When the air of the working zone of production plants is monitored in production of benzene by means of thermomechanical indicators graduated with respect to methane and with 2nd threshold of 11% of the LCL, an alarm signal is triggered relative to computed data (cf. Table 2) once 20% of the LCL for benzene vapors has been reached. The deviation from the normalized limit here amounts to 30% of the LCL, which is not in accord with the requirements of the regulatory documentation [1, 2, 5].

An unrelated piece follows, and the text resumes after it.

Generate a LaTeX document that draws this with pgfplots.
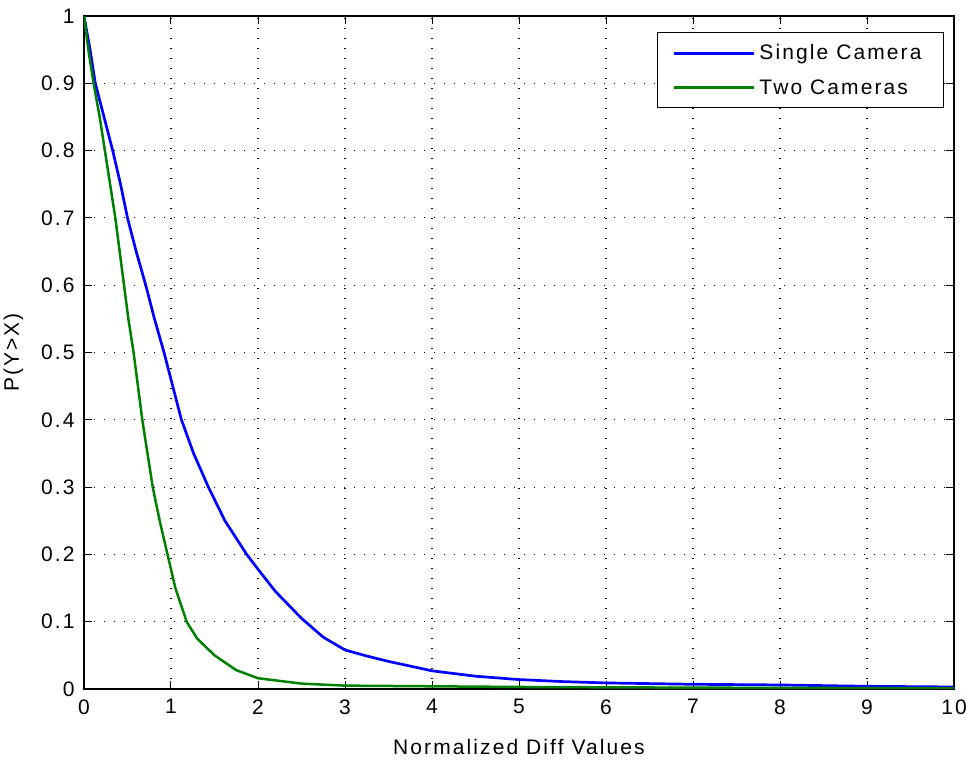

It was suggested that a hexane CGM should be used as a calibrated CGM for thermomechanical indicators when monitoring benzene vapors in the air of the working zone. The additional error of the indicators caused by replacement of the calibrated component by a measured component is thereby practically eliminated. The device’s alarm signal is triggered at the moment the total volume fraction of the component reaches a level equivalent to a specified value of the LCL of hexane.

Formula (2) was proposed for use in calculating conversion ratios, making it possible to determine the concentration of any component (from the list presented in the article) by an indicator that has been calibrated with respect to a CGM of a calibrated component. The relative deviation of the mean values of the scaling ratios found experimentally from those obtained from a calculation using (2) for the components presented in the article (except for hydrogen) does not fall outside the range ±12% (cf. Table 1). This mean value also depends on the number of devices in the sample and the quality of the sensing elements in these devices.

The scatter of the characteristics of the sensing elements for domestically produced primary transducers practically coincides with the scatter for the sensing elements of primary transducers produced in Germany (cf. Table 1).

The results of experimental studies confirm that the selected metrological assurance of the indicators is not correct. The use of a so-called calibrated methane CGM is responsible for the exceedance of the actual absolute error of an indicator relative to a normalized error and leads to premature triggering of alarm signaling (up to 20% of the LCL).